Extract each line of the material that follows exactly and omit its pictures.

━━━━━━━━

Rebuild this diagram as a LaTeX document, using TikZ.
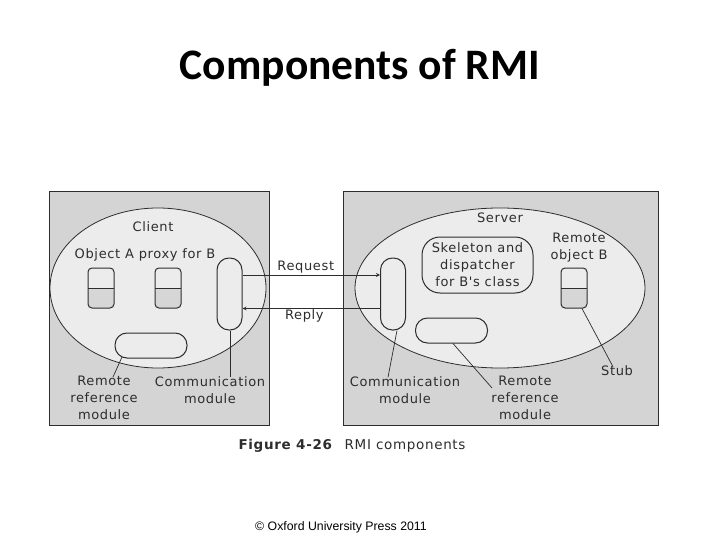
\documentclass[tikz,border=0pt]{standalone}
\usepackage{fontspec}
\setmainfont{DejaVu Sans}
\newfontfamily\lblfont[LetterSpace=5]{DejaVu Sans}
\newfontfamily\titlefont{Carlito}
\newfontfamily\notefont{Liberation Sans}
\usepackage{xcolor}
\usetikzlibrary{shapes,arrows,positioning}

\definecolor{panelgray}{RGB}{212,212,212}
\definecolor{hostgray}{RGB}{236,236,236}
\definecolor{halfgray}{RGB}{214,214,214}
\definecolor{inkgray}{RGB}{45,45,45}

\begin{document}
\begin{tikzpicture}[x=1pt, y=-1pt,
    panel/.style={draw=inkgray, fill=panelgray, line width=1pt, inner sep=0pt},
    host/.style={ellipse, draw=inkgray, fill=hostgray, line width=0.8pt, inner sep=0pt},
    proxy/.style={draw=inkgray, fill=hostgray, line width=1pt, rounded corners=4pt,
        minimum width=26pt, minimum height=40pt, inner sep=0pt,
        path picture={
            \fill[halfgray] (path picture bounding box.west) rectangle (path picture bounding box.south east);
            \draw[inkgray, line width=0.8pt] (path picture bounding box.west) -- (path picture bounding box.east);}},
    commmod/.style={draw=inkgray, fill=hostgray, line width=1pt, rounded corners=12pt,
        minimum width=25pt, minimum height=72pt, inner sep=0pt},
    refmod/.style={draw=inkgray, fill=hostgray, line width=1pt, rounded corners=12pt,
        minimum width=72pt, minimum height=25pt, inner sep=0pt},
    label/.style={font=\lblfont\fontsize{13}{17}\selectfont, text=inkgray, align=center, inner sep=1pt},
    leader/.style={draw=inkgray, line width=0.7pt},
    arrow/.style={->, >=stealth, draw=inkgray, line width=0.8pt}
]
\useasboundingbox (0,0) rectangle (720,540);

\node[font=\titlefont\bfseries\fontsize{43.5}{50}\selectfont] (title) at (360,68) {Components of RMI};

% client side
\node[panel, minimum width=220pt, minimum height=233pt] (cpanel) at (159,308.5) {};
\node[host, minimum width=216pt, minimum height=160pt] (client) at (158,288) {};
\node[label] (clientlbl) at (153,227) {Client};
\node[label] (objlbl) at (145,255) {Object A proxy for B};
\node[proxy] (objA) at (101,288) {};
\node[proxy] (proxyB) at (168,288) {};
\node[commmod] (ccomm) at (229.5,294) {};
\node[refmod] (cref) at (151,345.5) {};
\node[label] (creflbl) at (104,398) {Remote\\reference\\module};
\node[label] (ccommlbl) at (210,390) {Communication\\module};
\draw[leader] ([xshift=-29pt,yshift=1.5pt]cref.south) -- ([xshift=9pt,yshift=-2pt]creflbl.north);
\draw[leader] ([xshift=0.5pt]ccomm.south) -- ([xshift=20pt,yshift=-2pt]ccommlbl.north);

% server side
\node[panel, minimum width=315pt, minimum height=233pt] (spanel) at (500.5,308.5) {};
\node[host, minimum width=290pt, minimum height=160pt] (server) at (500,288) {};
\node[label] (serverlbl) at (500,218) {Server};
\node[commmod] (scomm) at (393,294) {};
\node[draw=inkgray, fill=hostgray, line width=1pt, rounded corners=18pt,
      minimum width=111pt, minimum height=56pt, label, inner sep=0pt] (skel) at (477.5,265)
      {Skeleton and\\dispatcher\\for B's class};
\node[refmod] (sref) at (451.5,330.5) {};
\node[label] (remBlbl) at (579,248) {Remote\\object B};
\node[proxy] (stub) at (574,288) {};
\node[label] (stublbl) at (617,371) {Stub};
\node[label] (scommlbl) at (405,390) {Communication\\module};
\node[label] (sreflbl) at (525,398) {Remote\\reference\\module};
\draw[leader] ([xshift=4pt]scomm.south) -- ([xshift=-17pt,yshift=-2pt]scommlbl.north);
\draw[leader] ([xshift=1.5pt]sref.south) -- ([xshift=-33pt,yshift=-13pt]sreflbl.north);
\draw[leader] ([xshift=8pt]stub.south) -- ([xshift=-4pt,yshift=-2pt]stublbl.north);

% messages
\draw[arrow] ([yshift=19pt]ccomm.east) -- node[label, above, pos=0.46] (reqlbl) {Request} ([yshift=19pt]scomm.west);
\draw[arrow] ([yshift=-14.5pt]scomm.west) -- node[label, below, pos=0.55] (replbl) {Reply} ([yshift=-14.5pt]ccomm.east);

\node[font=\lblfont\fontsize{13.5}{15}\selectfont, text=inkgray] (caption) at (352,446)
    {\textbf{Figure 4-26}\hspace{12pt}RMI components};

\node[font=\notefont\fontsize{12.3}{14}\selectfont] (copy) at (341,527) {© Oxford University Press 2011};
\end{tikzpicture}
\end{document}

━━━━━━━━

TASK RESULT:
Rebuild this diagram as a LaTeX document, using TikZ.
\documentclass[tikz,border=0pt]{standalone}
\usepackage{fontspec}
\setmainfont{DejaVu Sans}
\newfontfamily\lblfont[LetterSpace=5]{DejaVu Sans}
\newfontfamily\titlefont{Carlito}
\newfontfamily\notefont{Liberation Sans}
\usepackage{xcolor}
\usetikzlibrary{shapes,arrows,positioning}

\definecolor{panelgray}{RGB}{212,212,212}
\definecolor{hostgray}{RGB}{236,236,236}
\definecolor{halfgray}{RGB}{214,214,214}
\definecolor{inkgray}{RGB}{45,45,45}

\begin{document}
\begin{tikzpicture}[x=1pt, y=-1pt,
    panel/.style={draw=inkgray, fill=panelgray, line width=1pt, inner sep=0pt},
    host/.style={ellipse, draw=inkgray, fill=hostgray, line width=0.8pt, inner sep=0pt},
    proxy/.style={draw=inkgray, fill=hostgray, line width=1pt, rounded corners=4pt,
        minimum width=26pt, minimum height=40pt, inner sep=0pt,
        path picture={
            \fill[halfgray] (path picture bounding box.west) rectangle (path picture bounding box.south east);
            \draw[inkgray, line width=0.8pt] (path picture bounding box.west) -- (path picture bounding box.east);}},
    commmod/.style={draw=inkgray, fill=hostgray, line width=1pt, rounded corners=12pt,
        minimum width=25pt, minimum height=72pt, inner sep=0pt},
    refmod/.style={draw=inkgray, fill=hostgray, line width=1pt, rounded corners=12pt,
        minimum width=72pt, minimum height=25pt, inner sep=0pt},
    label/.style={font=\lblfont\fontsize{13}{17}\selectfont, text=inkgray, align=center, inner sep=1pt},
    leader/.style={draw=inkgray, line width=0.7pt},
    arrow/.style={->, >=stealth, draw=inkgray, line width=0.8pt}
]
\useasboundingbox (0,0) rectangle (720,540);

\node[font=\titlefont\bfseries\fontsize{43.5}{50}\selectfont] (title) at (360,68) {Components of RMI};

% client side
\node[panel, minimum width=220pt, minimum height=233pt] (cpanel) at (159,308.5) {};
\node[host, minimum width=216pt, minimum height=160pt] (client) at (158,288) {};
\node[label] (clientlbl) at (153,227) {Client};
\node[label] (objlbl) at (145,255) {Object A proxy for B};
\node[proxy] (objA) at (101,288) {};
\node[proxy] (proxyB) at (168,288) {};
\node[commmod] (ccomm) at (229.5,294) {};
\node[refmod] (cref) at (151,345.5) {};
\node[label] (creflbl) at (104,398) {Remote\\reference\\module};
\node[label] (ccommlbl) at (210,390) {Communication\\module};
\draw[leader] ([xshift=-29pt,yshift=1.5pt]cref.south) -- ([xshift=9pt,yshift=-2pt]creflbl.north);
\draw[leader] ([xshift=0.5pt]ccomm.south) -- ([xshift=20pt,yshift=-2pt]ccommlbl.north);

% server side
\node[panel, minimum width=315pt, minimum height=233pt] (spanel) at (500.5,308.5) {};
\node[host, minimum width=290pt, minimum height=160pt] (server) at (500,288) {};
\node[label] (serverlbl) at (500,218) {Server};
\node[commmod] (scomm) at (393,294) {};
\node[draw=inkgray, fill=hostgray, line width=1pt, rounded corners=18pt,
      minimum width=111pt, minimum height=56pt, label, inner sep=0pt] (skel) at (477.5,265)
      {Skeleton and\\dispatcher\\for B's class};
\node[refmod] (sref) at (451.5,330.5) {};
\node[label] (remBlbl) at (579,248) {Remote\\object B};
\node[proxy] (stub) at (574,288) {};
\node[label] (stublbl) at (617,371) {Stub};
\node[label] (scommlbl) at (405,390) {Communication\\module};
\node[label] (sreflbl) at (525,398) {Remote\\reference\\module};
\draw[leader] ([xshift=4pt]scomm.south) -- ([xshift=-17pt,yshift=-2pt]scommlbl.north);
\draw[leader] ([xshift=1.5pt]sref.south) -- ([xshift=-33pt,yshift=-13pt]sreflbl.north);
\draw[leader] ([xshift=8pt]stub.south) -- ([xshift=-4pt,yshift=-2pt]stublbl.north);

% messages
\draw[arrow] ([yshift=19pt]ccomm.east) -- node[label, above, pos=0.46] (reqlbl) {Request} ([yshift=19pt]scomm.west);
\draw[arrow] ([yshift=-14.5pt]scomm.west) -- node[label, below, pos=0.55] (replbl) {Reply} ([yshift=-14.5pt]ccomm.east);

\node[font=\lblfont\fontsize{13.5}{15}\selectfont, text=inkgray] (caption) at (352,446)
    {\textbf{Figure 4-26}\hspace{12pt}RMI components};

\node[font=\notefont\fontsize{12.3}{14}\selectfont] (copy) at (341,527) {© Oxford University Press 2011};
\end{tikzpicture}
\end{document}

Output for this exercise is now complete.